Florida Third District Court of Appeal – Criminal Headnotes – July 5, 2017
LINAKER CHARLEMAGNE V. STATE OF FLORIDA – ON REMAND FROM SUPREME COURT – CONCURRENT VERSUS CONSECUTIVE SENTENCING – “10-20-LIFE” STATUTE – FIREARM DISCHARGED, MULTIPLE VICTIMS
On remand from the Florida Supreme Court, which had quashed the Third District Court of Appeal’s earlier decision. The appeals court had vacated the trial court’s order that the life sentences for first-degree murder and attempted first-degree murder with a firearm be served concurrently rather than consecutively. In doing so, the Third District Court of Appeal relied on precedents from two other district appeals courts, Walton v. State, 106 So. 3d 522 (Fla. 1st DCA 2013), and Williams v. State, 125 So. 3d 879 (Fla. 4th DCA 2013), each of which held that the “10-20-Life” statute, section 775.087(2)(a) of the Florida statutes, not only permits but requires consecutive sentencing for multiple firearm offenses occurring in a single episode, where the firearm is actually discharged.

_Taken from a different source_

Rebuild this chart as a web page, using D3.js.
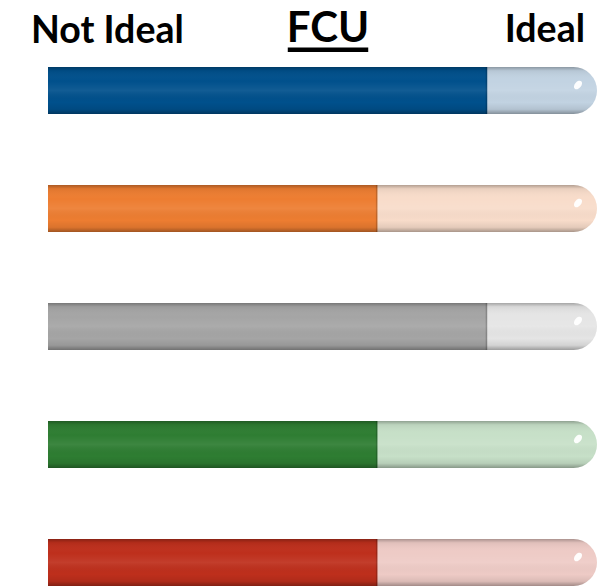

The Florida Supreme Court quashed both those opinions in 2016, in Walton v. State and Williams v. State, and remanded the present case for reconsideration in light of those two decisions. In Williams, the Florida Supreme Court clarified its 2005 decision in State v. Sousa, 903 So. 2d 923 (Fla. 2005), which confirmed that the “10-20-Life” statute permits consecutive sentences where a firearm was discharged more than once toward more than one victim. The Sousa court expressly disapproved the 2002 decision of the Third District Court of Appeal in Mondesir v. State, 814 So. 2d 1172 (Fla. 3d DCA 2002), which had construed the statutory requirement that sentencing for enumerated firearms offenses be consecutive with sentencing for “other” felonies as not permitting stacking of sentences for firearms offenses arising from a single.
The Williams court said that while in general “consecutive sentencing for mandatory minimum imprisonment terms for multiple firearm offenses is impermissible absent express statutory authority if the offenses arose from the same criminal episode,” see, Palmer v. State, 438 So. 2d 1 (Fla. 1983), and while the “10-20-Life” statute does not permit consecutive sentencing where the firearm was not actually discharged, the statute does permit the trial court to impose consecutive sentences where “multiple victims were shot at.” On remand, the appeals court noted Williams permits but does not require consecutive sentencing, and allowed the concurrent sentences to stand.
In this case the Third District Court of Appeal ultimately affirmed the original convictions and the trial court’s originally imposed sentence of the twenty-five year mandatory minimum sentence on each count to be served concurrently.